The couple has a very interesting background. Their story is part rags to riches, part Cinderella, with a dash of Party Monster thrown in. Their lives came together a little over ten years ago. “I had just been laid off, I had a 30 day notice on my apartment, my phone was shut off, and I was writing a rubber check to the electric company,” Debbie explained. “I happened to be watching Oprah, and that day Oprah said ‘do what you love;' so I did it.”
Debbie and Paul met very shortly after her epiphany. They were set up by friends on a blind date. Paul recalls their first meeting: “She kind of looked me up and down and said [with some disdain] ‘you're my date?!' She had on this long, fake fur coat that she wouldn't take off. When she finally did take it of, I saw she had on a skin-tight, leather mini skirt!” Debbie wasn't impressed at first, “he was dressed in beige- he looked like wallpaper and I wanted to go dancing at Obar!” Later in the evening, she found Paul to be “just incredibly nice. We were a bit of an odd couple, but we have been together ever since.” Paul describes their relationship as “complimentary and diverse- we meshed in business and our marriage.”

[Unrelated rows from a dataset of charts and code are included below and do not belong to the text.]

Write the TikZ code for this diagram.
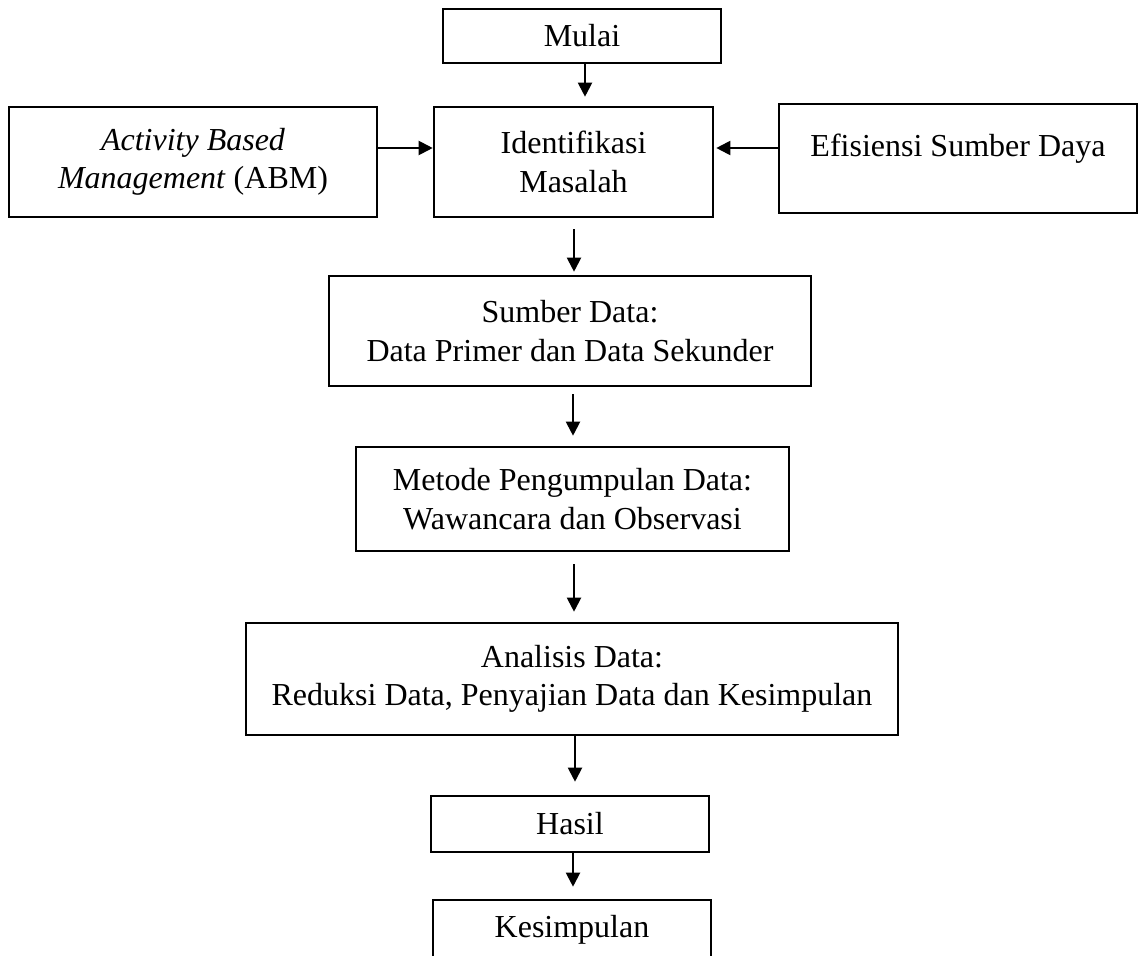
\documentclass[tikz,border=0pt]{standalone}
\usepackage{fontspec}
\setmainfont{Liberation Serif}
\usetikzlibrary{arrows.meta}
\begin{document}
\begin{tikzpicture}[x=1pt,y=-1pt,
  box/.style={draw, line width=2.6pt, inner sep=0pt, align=center,
    font=\fontsize{32}{38.5}\selectfont},
  arr/.style={line width=2pt, -{Triangle[length=14pt,width=14pt]}}]
\useasboundingbox (0,0) rectangle (1139,955);
\clip (0,0) rectangle (1139,955);
\fill[white] (0,0) rectangle (1139,955);

\node[box, minimum width=278pt, minimum height=54pt] (mulai) at (582,36) {Mulai};
\node[box, minimum width=368pt, minimum height=110pt] (abm) at (193,162)
  {\textit{Activity Based}\\\textit{Management} (ABM)};
\node[box, minimum width=279pt, minimum height=110pt] (ident) at (573.5,162)
  {Identifikasi\\Masalah};
\node[box, minimum width=358pt, minimum height=109pt] (efis) at (958,158.5)
  {\raisebox{0pt}[\height][\dimexpr\depth+20pt\relax]{Efisiensi Sumber Daya}};
\node[box, minimum width=482pt, minimum height=110pt] (sumber) at (570,331)
  {Sumber Data:\\Data Primer dan Data Sekunder};
\node[box, minimum width=433pt, minimum height=104pt] (metode) at (572.5,499)
  {Metode Pengumpulan Data:\\Wawancara dan Observasi};
\node[box, minimum width=652pt, minimum height=112pt] (analisis) at (572,679)
  {Analisis Data:\\Reduksi Data, Penyajian Data dan Kesimpulan};
\node[box, minimum width=278pt, minimum height=56pt] (hasil) at (570,824) {Hasil};
\node[box, minimum width=278pt, minimum height=60pt] (kes) at (572,930) {Kesimpulan};

\draw[arr] ([xshift=3pt]mulai.south) -- ([xshift=11.5pt,yshift=9pt]ident.north);
\draw[arr] ([yshift=14pt]abm.east) -- ([yshift=14pt]ident.west);
\draw[arr] ([yshift=10.5pt]efis.west) -- ([xshift=2pt,yshift=14pt]ident.east);
\draw[arr] ([xshift=0.5pt,yshift=-11pt]ident.south) -- ([xshift=4pt,yshift=3pt]sumber.north);
\draw[arr] ([xshift=3pt,yshift=-7pt]sumber.south) -- ([xshift=0.5pt,yshift=10pt]metode.north);
\draw[arr] ([xshift=1.5pt,yshift=-12pt]metode.south) -- ([xshift=2pt,yshift=10pt]analisis.north);
\draw[arr] ([xshift=3pt]analisis.south) -- ([xshift=5pt,yshift=13pt]hasil.north);
\draw[arr] ([xshift=3pt]hasil.south) -- ([xshift=1pt,yshift=12pt]kes.north);
\end{tikzpicture}
\end{document}
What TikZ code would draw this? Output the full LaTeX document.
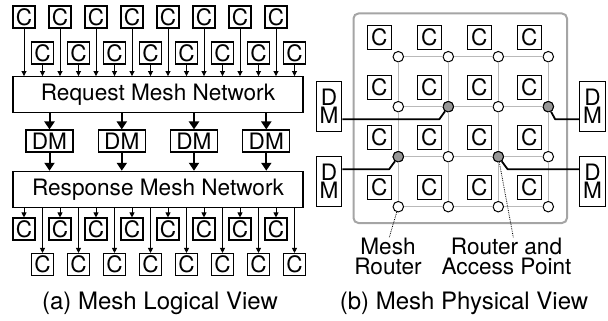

That fateful night was the beginning of their business relationship as it turns out. Debbie designed Paul's business cards and she went to work for him selling maintenance contracts for Paul's Air Conditioning service company. “My first call was to the Roxy Nightclub. We got tickets to Madonna and I was dancing on the bar while Paul was on the roof fixing their 50 ton AC unit. After that, I just called on my favorite nightclubs and got the service contracts.” Paul saw Debbie as a naturally funny character, so he tried to get her onstage at Caroline's Comedy Club, but Debbie found out what he was up to and walked out. She continued selling the AC service contracts to make ends meet, but Paul changed her life when he gave her a $5000 bonus. “I told her she could go out and buy some new clothes or use the money to get a booth at Art Expo New York,” said Paul, “we gave it a year to see if we could make a business out of her art.” The couple didn't have to wait long. The Art Expo Booth drew attention from news networks and she was on New York 1 that same weekend. Before long, Debbie Brooks was selling in shops from SoHo to Las Vegas.
All through this conversation, Debbie's enthusiasm for life and her work shone through. She's a sassy, brassy New York City lassy with, as she describes it, “a glass overflowing outlook on life.” This may have been the pair's downfall on The Shark Tank. The sharks immediately focused on the Magnafabs portion of Debbie's line. Magnafabs were born from over packing. Debbie and Paul were going on a cruise and Debbie had a bag to match every outfit; she actually had a separate suitcase just for hand bags! The Magnafabs, which were patented by the couple back in 1998, allowed a quick change in style and look without the need for a different hand bag. Women could now accessorize in a much more space-saving way. “They allow you to pick the artwork to go with the outfit,” she said. Since the Sharks honed in on the Magnafabs, Paul did most of the talking. No knock on Paul, he was every bit the gentleman when we spoke, but he came off as too slick. Had Debbie done more talking, her wild and wacky personality would have won the sharks over- just like she won me over!
“We brought so much stuff,” said Debbie, “and all they wanted to talk about was the Magnafabs. We never got the point across that Debbie Brooks is a BRAND.” The brand is all about her art, and it's a brand that's had much success, too. In 2004 and 2006 she worked with Peter Mack and designed Olympic art for the Olympic Swim Team. She counts over 100 celebrities as customers, from LL Cool Jay (he bought one for his wife) to Brittany Spears, to Gwyneth Paltrow to Renee Zellweger. She is also very active in charity work. “Art with a heart I call it,” said Debbie, “I made a pact with God that if I became successful, I would give back.” Her first charity was Dress for Success, the organization that provides business clothing to low-income women. “I was such a fashion disaster, I used to spray paint my shoes different colors to match my dresses. My feet ended up bright blue one night!” Debbie's charitable endeavors have come a long way; she donates a percentage off the top of sales, sometimes splitting that with retailers, to a variety of charities. She also donates a percentage of sales from her many Trunk Shows.
Another cool thing about Debbie and Paul is all of their art work, hand bags, and accessories are hand-made in New York State. “We import fine Italian leather, in small batches, and put everything together here,” Paul explained. “We use the finest quality leather, but we want to keep the fashion accessible by doing limited runs and offering the quality of a $3000 Gucci Bag at a fraction of the cost. It's affordable high fashion.”
Shark Tank did have some impact on the Debbie Brooks' business. Their website saw a huge increase in traffic- but did not crash. Their retailers were happy with the exposure too, for the most part. Would she have done things differently if she had a second chance with the Sharks? “I wish they had shown more of the line and I wish people had seen the real Debbie,” she said, “I love interacting with people at my trunk shows and I love being out there meeting people. I was too rehearsed. I need to just let my natural gifts shine through.”
Funded or not, Debbie Brooks is another Shark Tank success story. Her brand, her business, and her marriage to Paul are still going strong. The couple have a beautiful 17 month-old girl who will, undoubtedly, be the best accessorized kid in pre-school. It will be interesting to watch their story unfold.